In 2008, I was invited by the Nevada Museum of Art to make a show about Nevada itself, in collaboration with the Forsite Foundation in San Francisco. Having just returned from making work in collaboration with scientists in the cold deserts of Antarctica, it seemed like a good idea to look at a hot desert. The idea was that I should make an element of the show in the gold-mining area of California and bring aspects of that into the museum. In the end because Nevada is home to the Nuclear Test Site and because of the ongoing mistreatment of indigenous peoples and the landscape that has been theirs for millennia, I decided to make a show about the use and abuse of land. It was called Mushrooms | Clouds and made use of my own continuing fascination with mushrooms as a symbol of life, death and regeneration. All of the work was researched and made in three weeks and involved collaborations with soil biologists and cloud scientists of the Desert Research Institute working on the Test Site, the small gold-mining community of Nevada City, the Paiute peoples of Pyramid Lake and the museum community of Reno. I was even invited on a tour of the Test Site itself led by former nuclear workers. This experience eventually brought me to the deserts of Central Australia to talk to a group of Native Australians about how it might be possible to use art as a way of protesting about the devastating effects of uranium mining on land, water and people.
The one thing I have discovered is that if you make work about land you are making a political statement as well as an aesthetic one. It is a point of contact and conflict with how we live now on a fragile earth. I know that there are many artists working within the dealer/museum system who have had many such experiences as I have, but wherever I go the practice of working within a wider culture has thrown up many experiences that I would never have had if I had continued within narrower confines. For that I am truly grateful.
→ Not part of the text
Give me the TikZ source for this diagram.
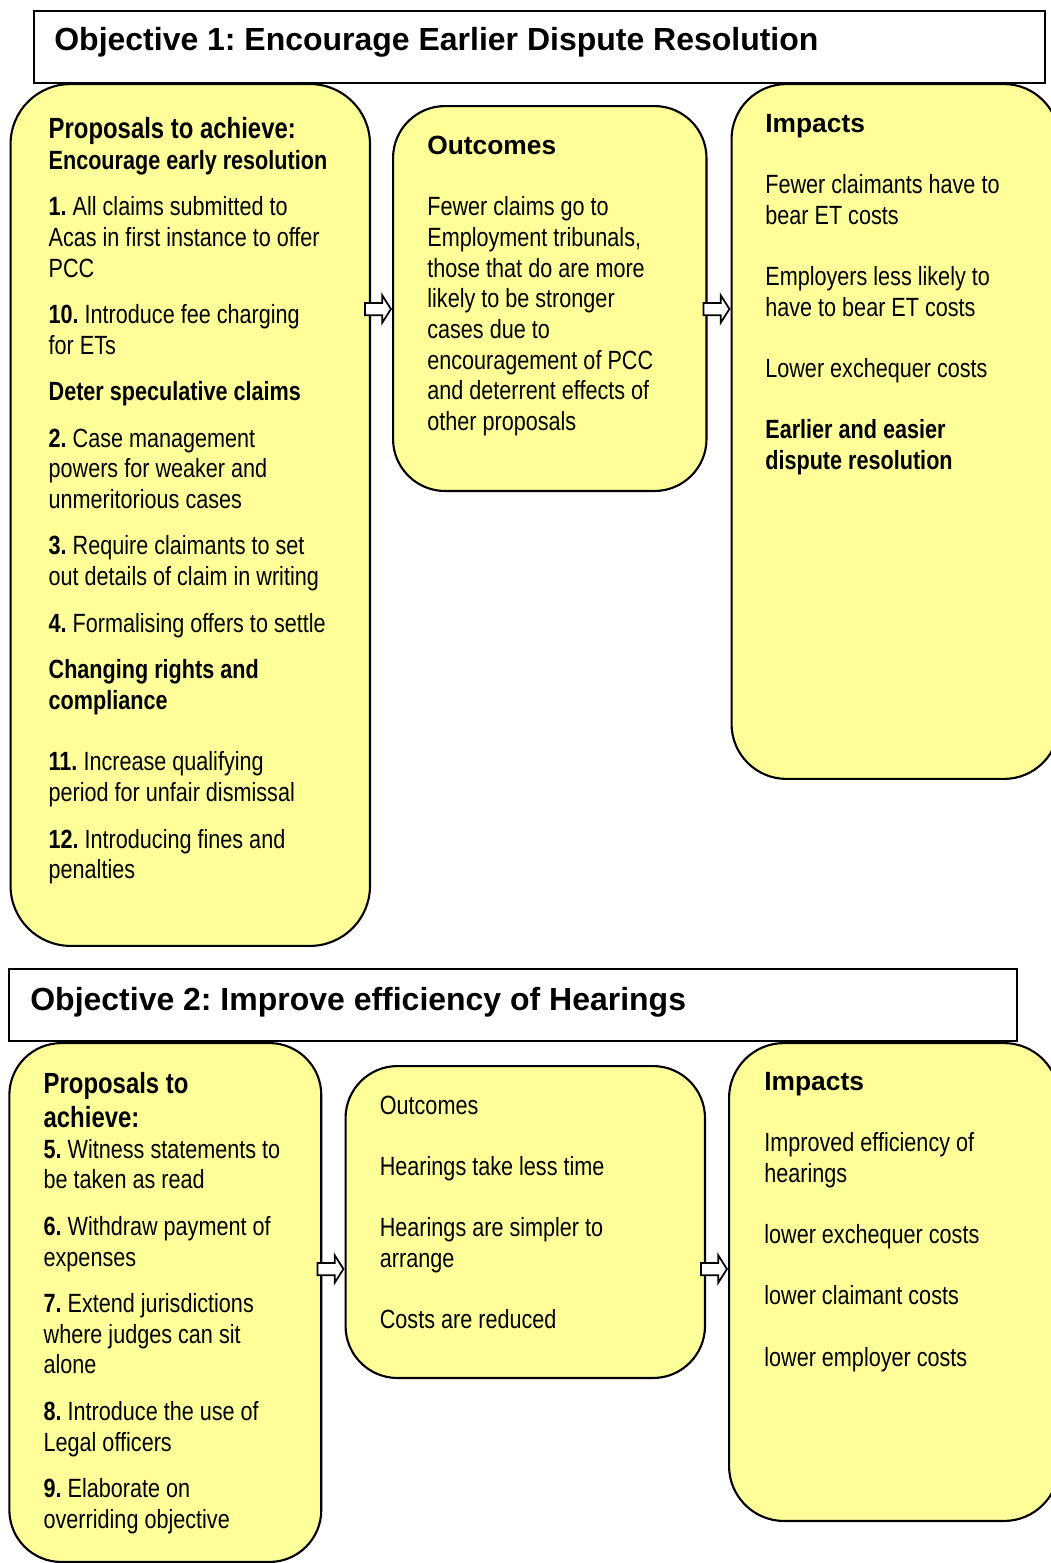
\documentclass[tikz,border=0pt]{standalone}
\usepackage{fontspec}
\setmainfont{Liberation Sans}
\newfontfamily\narrowfont[FakeStretch=0.82]{Liberation Sans}
\usepackage{tikz}
\usetikzlibrary{shapes.arrows}
\definecolor{boxyellow}{HTML}{FFFF99}
\frenchspacing
\def\bodyfont{\narrowfont\fontsize{15}{17.45}\selectfont}
\def\hstrut{\rule{0pt}{13pt}}
\def\wide#1{{\rmfamily\bfseries\fontsize{15}{17.45}\selectfont #1}}
\def\bighead#1{{\bfseries\fontsize{16.6}{17.45}\selectfont #1}}
\tikzset{
	panel/.style={draw, line width=1.2pt, fill=boxyellow, anchor=north west, inner sep=0pt},
	headbox/.style={draw, line width=1pt, fill=white, anchor=north west, inner sep=0pt},
	headtext/.style={anchor=base west, inner sep=0pt, font=\bfseries\fontsize{18.2}{21}\selectfont},
	boxtext/.style={anchor=north west, inner sep=0pt, align=left, font=\bodyfont},
	blockarrow/.style={single arrow, draw, fill=white, line width=1pt, anchor=tip, inner xsep=0pt, inner ysep=0.105cm, minimum height=0.52cm, single arrow head extend=0.15cm, single arrow tip angle=115}
}

\begin{document}
\begin{tikzpicture}[x=0.02cm, y=-0.02cm]
			%%%%% START %%%%%
			\useasboundingbox (0,0) rectangle (1051,1563);
			
			% objective 1
			\node[headbox, minimum width=20.22cm, minimum height=1.44cm] (head1) at (33,10) {};
			\node[headtext] (title1) at (54,50.7) {Objective 1: Encourage Earlier Dispute Resolution};
			
			\node[panel, minimum width=7.19cm, minimum height=17.24cm, rounded corners=1.2cm] (prop1) at (9.5,83) {};
			\node[panel, minimum width=6.27cm, minimum height=7.7cm, rounded corners=1.04cm] (out1) at (392,105) {};
			\node[panel, minimum width=6.55cm, minimum height=13.9cm, rounded corners=1.1cm] (imp1) at (730.5,83) {};
			
			\node[boxtext] (prop1txt) at (48.3,115.45) {\hstrut\bighead{Proposals to achieve:}\\
				\textbf{Encourage early resolution}\\[9pt]
				\textbf{1.} All claims submitted to\\
				Acas in first instance to offer\\
				PCC\\[9pt]
				\textbf{10.} Introduce fee charging\\
				for ETs\\[9pt]
				\textbf{Deter speculative claims}\\[9pt]
				\textbf{2.} Case management\\
				powers for weaker and\\
				unmeritorious cases\\[9pt]
				\textbf{3.} Require claimants to set\\
				out details of claim in writing\\[9pt]
				\textbf{4.} Formalising offers to settle\\[9pt]
				\textbf{Changing rights and}\\
				\textbf{compliance}\\[17.7pt]
				\textbf{11.} Increase qualifying\\
				period for unfair dismissal\\[9pt]
				\textbf{12.} Introducing fines and\\
				penalties};
			
			\node[boxtext] (out1txt) at (427,131.45) {\hstrut\wide{Outcomes}\\[17.45pt]
				Fewer claims go to\\
				Employment tribunals,\\
				those that do are more\\
				likely to be stronger\\
				cases due to\\
				encouragement of PCC\\
				and deterrent effects of\\
				other proposals};
			
			\node[boxtext] (imp1txt) at (765,108.85) {\hstrut\wide{Impacts}\\[17.45pt]
				Fewer claimants have to\\
				bear ET costs\\[17.45pt]
				Employers less likely to\\
				have to bear ET costs\\[17.45pt]
				Lower exchequer costs\\[17.45pt]
				\textbf{Earlier and easier}\\
				\textbf{dispute resolution}};
			
			\node[blockarrow] (arr1) at (out1.west |- 0,309) {};
			\node[blockarrow] (arr2) at (imp1.west |- 0,309) {};
			
			% objective 2
			\node[headbox, minimum width=20.16cm, minimum height=1.44cm] (head2) at (8,968) {};
			\node[headtext] (title2) at (30,1010) {Objective 2: Improve efficiency of Hearings};
			
			\node[panel, minimum width=6.24cm, minimum height=10.38cm, rounded corners=1.04cm] (prop2) at (8.3,1042) {};
			\node[panel, minimum width=7.19cm, minimum height=6.24cm, rounded corners=1.04cm] (out2) at (344.5,1065) {};
			\node[panel, minimum width=6.6cm, minimum height=9.56cm, rounded corners=1.1cm] (imp2) at (728,1042) {};
			
			\node[boxtext] (prop2txt) at (43.3,1070.45) {\hstrut\bighead{Proposals to}\\[1.9pt]
				\bighead{achieve:}\\
				\textbf{5.} Witness statements to\\
				be taken as read\\[9pt]
				\textbf{6.} Withdraw payment of\\
				expenses\\[9pt]
				\textbf{7.} Extend jurisdictions\\
				where judges can sit\\
				alone\\[9pt]
				\textbf{8.} Introduce the use of\\
				Legal officers\\[9pt]
				\textbf{9.} Elaborate on\\
				overriding objective};
			
			\node[boxtext] (out2txt) at (379.5,1091.15) {\hstrut Outcomes\\[17.45pt]
				Hearings take less time\\[17.45pt]
				Hearings are simpler to\\
				arrange\\[17.45pt]
				Costs are reduced};
			
			\node[boxtext] (imp2txt) at (764,1067.15) {\hstrut\wide{Impacts}\\[17.45pt]
				Improved efficiency of\\
				hearings\\[17.45pt]
				lower exchequer costs\\[17.45pt]
				lower claimant costs\\[17.45pt]
				lower employer costs};
			
			\node[blockarrow] (arr3) at (out2.west |- 0,1269) {};
			\node[blockarrow] (arr4) at (imp2.west |- 0,1269) {};
			
			%%%%% END %%%%%
\end{tikzpicture}
\end{document}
I am now in the late phase of an art practice. I am still invited to make large works outside. With these I still have to be physically involved because they are mostly organic works and decisions have to be made on the spot. They are, however, physically draining and my hunch is that this practice will inevitably have to wind down. I still have two cloud chambers I want to make and I would like to work more with scientists. But in the place of public works outside I would like to make more reflective two-dimensional works—works on paper and video and installation. For this I need art spaces inside, so I sense that my practice will have to come full circle and I may need to re-enter the art market.